Resta da definire attraverso quali sets teorico-empirici la psicologia, ed in particolare la psicologia di comunità, possa farsi carico di questi individui nell’interezza delle dimensioni di cui sono portatori 
Noi pensiamo che la dimensione attiva dell’uomo possa venire colta uscendo dalla contrapposizione, ormai un po’ sterile, tra ottica individualistica ed ottica socio-costruzionista, puntando ad articolazioni dinamiche tra i soggetti individuali e collettivi ed il contesto sociale nella sua interezza di elementi simbolici e strutturali. 
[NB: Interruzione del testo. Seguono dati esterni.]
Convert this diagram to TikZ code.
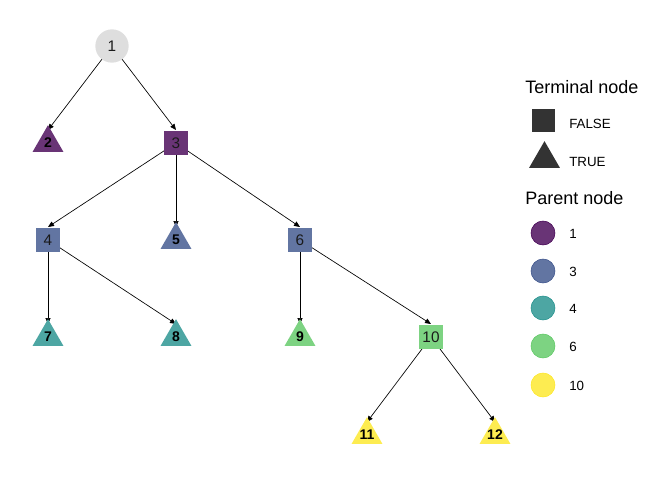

Attività cognitive ed eremiti sociali 
Il concetto di soggetto attivo sul piano mentale è inserito nella psicologia contemporanea dal cognitivismo che da un lato riscopre il mentalismo kantiano e dall'altro si connette agli sviluppi della neurofisiologia. Neisser dice che il vedere, sentire, ricordare sono atti di costruzione. Una costruzione si concretizza nel concetto di schema che è un processo in cui si organizzano i dati provenienti dall'esperienza. Gli schemi sono una ricostruzione della realtà fatta dalla mente in modo attivo, raccolgono l'esperienza e contemporaneamente la guidano mediante procedimenti detti schema-driven. I conservatorismi mentali, gli stereotipi, la visione schematica e distorcente della realtà non sono dunque patologie mentali ma forme normali del pensiero sociale. L'attribuzione di causalità è la tendenza ad attribuire le cause di successo a se stessi e quelle di fallimento agli altri. Questi effetti self-serving (schemi, ecc.) uniti nel sociale a giudizi di valore possono trasformarsi in pregiudizi che compromettono l'integrazione sociale. La solidarietà non è un dono ma è un atteggiamento che necessita di educazione e partecipazione. Quando il soggetto è tratto dall'isolamento dandogli motivazioni e scopi per guidare la propria percezione, diviene più capace di ragionare sui dati della situazione e non solo su schemi mentali. Emerge un soggetto diverso se l'individuo non è più considerato un pensatore (eremita) ma uno che "fa cose", in situazioni del sociale concreto ove la dimensione attiva della mente si innesta alla dimensione attiva pratica.